Yep, Eduardo Rodriguez is still hurt. Our depth options still aren’t great. Nothing has really changed in the past few days. With no real meaningful baseball being played, let’s stumble around into a fantasy world where we can actually afford to get a cost-controlled starter for a long period of time. You know, the kind of pitcher we probably can’t afford with the state of our farm system.
The king of that list (cost-controlled starters) in terms of actually available assets is Jacob deGrom, and it’s not particularly close. In second place, though, is Michael Fulmer. Fulmer has struggled quite a good deal this year, as he is the owner of a 4.50 ERA, and peripherals that suggest he hasn’t been all that much better than his ERA.
What’s gone wrong for Fulmer this season? To put it simply, it’s his walk rate. To put it mildly more complexly, it’s because he’s not getting guys out, and he’s giving up too many walks. The main issue I’ve noticed is that unlike in years past, Fulmer is struggling at the beginning of innings. With the bases empty this year, he’s significantly worse than he was in either his rookie or sophomore seasons. He’s already walked 28 batters with the bases empty this season, in only 59 innings. That’s a BB/9 rate of 4.27. It should go without saying that starting off innings with walks is not a good recipe for success.
To be fair, his other numbers look good. He’s getting guys to swing and miss at his pitches, he gets batters to chase outside on occasion, and if his Brooks Baseball page is accurate, he’s got the stuff to be getting guys out. It’s this seeming lack of aggression at the beginning of an inning that’s leaving him snake bitten.

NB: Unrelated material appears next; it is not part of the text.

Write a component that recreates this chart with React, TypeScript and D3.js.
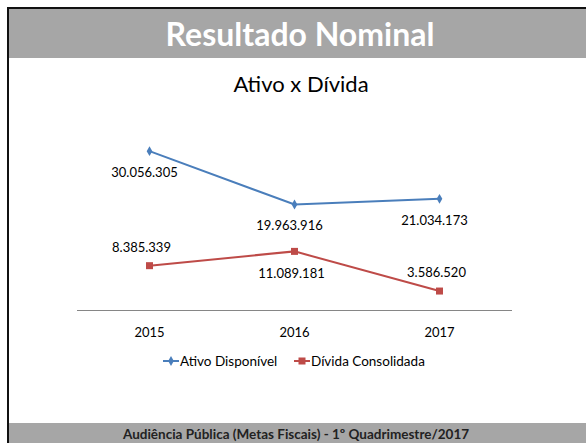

The point I want to make with all this, is that I believe Fulmer is more talented than the 4.50 ERA he’s showcased through the first half of 2018 would let on. This isn’t really a controversial statement, I don’t think. Most people are thinking about the cost rather than his talent, as they probably should right now.
Another fact about Michael Fulmer is that he’s under team control for four more seasons. Four potentially cheap seasons, below market-rate. When you talk about a trade with the Tigers for Fulmer, this is what is going to drive up the cost of a package even more than the talent. Four years of even an average starter have some value. Four years of an average starter, who has shown flashes of being more than an average starter? My bet is that if we were selling, and a team wanted to try to pry Eduardo Rodriguez away (honestly I’d argue he’s better so it’s not a perfect comparison, but roll with it) from us, you’d want a king’s ransom for him.
This isn’t so different for the Tigers and their fans, who do not need to trade Fulmer (and shouldn’t. They should wait until the off-season before even thinking about it) but want the world in return if they do move him.
An offer of Michael Chavis, Jason Groome, and Mike Shawaryn might not get you to the table, if the public opinion in Detroit has its way. And yet, this may represent the fairest offer the Red Sox can truly make, if they want to go out of their way to acquire a cost-controlled starter at his weakest point. There’s no denying that Chavis and Groome’s values have dropped. There’s a valid argument that neither of them are truly top 100 prospects anymore (I would argue for 75s range personally), and the Tigers are looking for at least one, and probably two, to make a move happen. I wouldn’t offer this package (my offer would be significantly less, one of Chavis/Groome, one of Travis/Swihart, and Jalen Beeks, maybe), because I think we can make better use of our assets elsewhere, and Fulmer’s extra years of control will just drive the price too high.
Fulmer would bring some stability to the back end of the Red Sox rotation, and with his control, it would be easy to let Drew Pomeranz walk, as the Red Sox try to save up money for a Chris Sale (and Mookie Betts!) extension. But Fulmer would also likely be prohibitively expensive, and non-sensical for the Tigers to move (he’s at his lowest value, and team control is far more of a valued asset in the off-season).
Michael Fulmer isn’t coming to the Red Sox. At least, not yet. In fact, I don’t think Michael Fulmer is going anywhere yet. He makes way more sense for teams to consider after the season. This is doubly true for the Tigers, who aren’t likely to get the monster return they’d want for him quite yet. Table this idea for the off-season, and I consider it a much more plausible rumor.